藉這支MV引發的一系列關於台灣同婚的觀察,筆者其實想討論的是如今華語世界日益牽扯不清的「左」與「右」的話題。作為成長於千禧年代的中國大陸青年,筆者對「中國特色社會主義」的說法自是爛熟於心。但弔詭的是,當代許多中國年輕人,對於「左」與「右」這組看似對立的概念,其實並沒有很清晰的、非此即彼的認識。一方面,身為成長在「中國特色社會主義」實踐中的一代,「右派」似乎是天然的貶義詞;另一方面,「反右」作為跟文革歷史牽扯甚深的一個歷史概念,總是跟「極左」或「左傾機會主義」勾連在一起,自然也並非褒義。

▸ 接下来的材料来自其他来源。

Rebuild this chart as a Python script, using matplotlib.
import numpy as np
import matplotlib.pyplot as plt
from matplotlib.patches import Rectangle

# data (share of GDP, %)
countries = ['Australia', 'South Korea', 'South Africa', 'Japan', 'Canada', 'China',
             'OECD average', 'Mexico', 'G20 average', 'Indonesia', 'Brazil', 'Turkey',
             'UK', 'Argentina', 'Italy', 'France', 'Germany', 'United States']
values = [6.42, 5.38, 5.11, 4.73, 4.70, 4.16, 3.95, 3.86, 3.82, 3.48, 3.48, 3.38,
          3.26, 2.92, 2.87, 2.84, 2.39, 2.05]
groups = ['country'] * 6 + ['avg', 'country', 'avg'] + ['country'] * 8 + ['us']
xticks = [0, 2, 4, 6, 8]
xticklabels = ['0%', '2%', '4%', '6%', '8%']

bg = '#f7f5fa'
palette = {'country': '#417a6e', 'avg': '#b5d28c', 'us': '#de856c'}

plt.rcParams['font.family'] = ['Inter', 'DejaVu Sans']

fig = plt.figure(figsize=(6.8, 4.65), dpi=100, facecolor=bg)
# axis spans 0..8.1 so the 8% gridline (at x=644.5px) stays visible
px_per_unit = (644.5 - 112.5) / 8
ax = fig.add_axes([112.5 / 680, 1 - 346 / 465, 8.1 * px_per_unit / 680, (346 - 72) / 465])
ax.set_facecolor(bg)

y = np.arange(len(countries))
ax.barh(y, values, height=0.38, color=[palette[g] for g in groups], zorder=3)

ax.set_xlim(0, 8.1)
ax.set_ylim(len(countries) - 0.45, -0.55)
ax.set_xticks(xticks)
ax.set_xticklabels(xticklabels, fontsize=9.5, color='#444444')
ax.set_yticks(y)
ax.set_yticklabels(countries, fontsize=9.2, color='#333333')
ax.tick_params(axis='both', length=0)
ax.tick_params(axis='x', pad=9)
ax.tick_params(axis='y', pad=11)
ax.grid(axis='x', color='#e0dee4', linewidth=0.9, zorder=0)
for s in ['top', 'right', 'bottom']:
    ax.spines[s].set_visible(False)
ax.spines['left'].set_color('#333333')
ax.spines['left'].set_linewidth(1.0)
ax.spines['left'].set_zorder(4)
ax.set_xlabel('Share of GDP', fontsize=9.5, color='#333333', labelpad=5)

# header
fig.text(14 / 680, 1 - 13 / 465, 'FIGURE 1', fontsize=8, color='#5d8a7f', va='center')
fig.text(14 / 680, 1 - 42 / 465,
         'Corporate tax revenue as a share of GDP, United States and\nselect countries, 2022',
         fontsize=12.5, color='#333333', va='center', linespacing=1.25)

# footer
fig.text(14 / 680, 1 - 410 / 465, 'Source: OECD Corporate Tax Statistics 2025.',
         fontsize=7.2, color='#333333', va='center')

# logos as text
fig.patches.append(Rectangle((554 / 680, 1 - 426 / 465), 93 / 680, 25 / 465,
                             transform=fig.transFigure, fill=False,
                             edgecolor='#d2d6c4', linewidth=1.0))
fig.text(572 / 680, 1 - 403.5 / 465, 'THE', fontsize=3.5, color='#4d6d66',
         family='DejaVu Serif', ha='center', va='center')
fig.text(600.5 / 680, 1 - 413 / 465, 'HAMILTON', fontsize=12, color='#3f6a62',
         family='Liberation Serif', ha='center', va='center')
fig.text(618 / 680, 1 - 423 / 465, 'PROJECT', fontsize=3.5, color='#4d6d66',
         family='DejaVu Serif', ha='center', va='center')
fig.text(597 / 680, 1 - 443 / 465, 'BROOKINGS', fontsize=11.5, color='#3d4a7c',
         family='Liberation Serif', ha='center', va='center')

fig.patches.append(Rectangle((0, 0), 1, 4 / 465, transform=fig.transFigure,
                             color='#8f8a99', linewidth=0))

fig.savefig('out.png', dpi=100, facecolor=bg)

離開了中國大陸的特殊語境,「左」和「右」之間的矛盾則更加複雜而令人困惑了。在歐美港台地區,以反資本主義的階級論述為基礎的「左翼」陣營幾乎已經是潰不成軍的邊緣,而大眾認知裡的「文化左派」則變成了「自由派」的某種標準道德姿態,強調的是對各種後冷戰時期浮現出來的不斷細分的弱勢群體的同情和支持,包括女性、性少數、少數族裔、身心障礙人士等。在許多這樣的「文化左派」眼中,中國大陸政府無疑是偏「右翼」的、是在保障基本人權與維護少數群體權益等方面都不夠進步的「國家主義」代表。而那些堅持階級鬥爭、關注勞工權益的馬克思主義「老左」,也同樣會將改革開放以來的中國大陸視為國家資本主義的先鋒,將中國共產黨視為一個「右翼化」了的政黨,並予以批判。也就是說,這孰左孰右的分野,從一開始在定義上便是高度語境化了的。在中國大陸的某一情境下被認為是「左」的,到了港台歐美語境也許就是「右」的,反之亦然。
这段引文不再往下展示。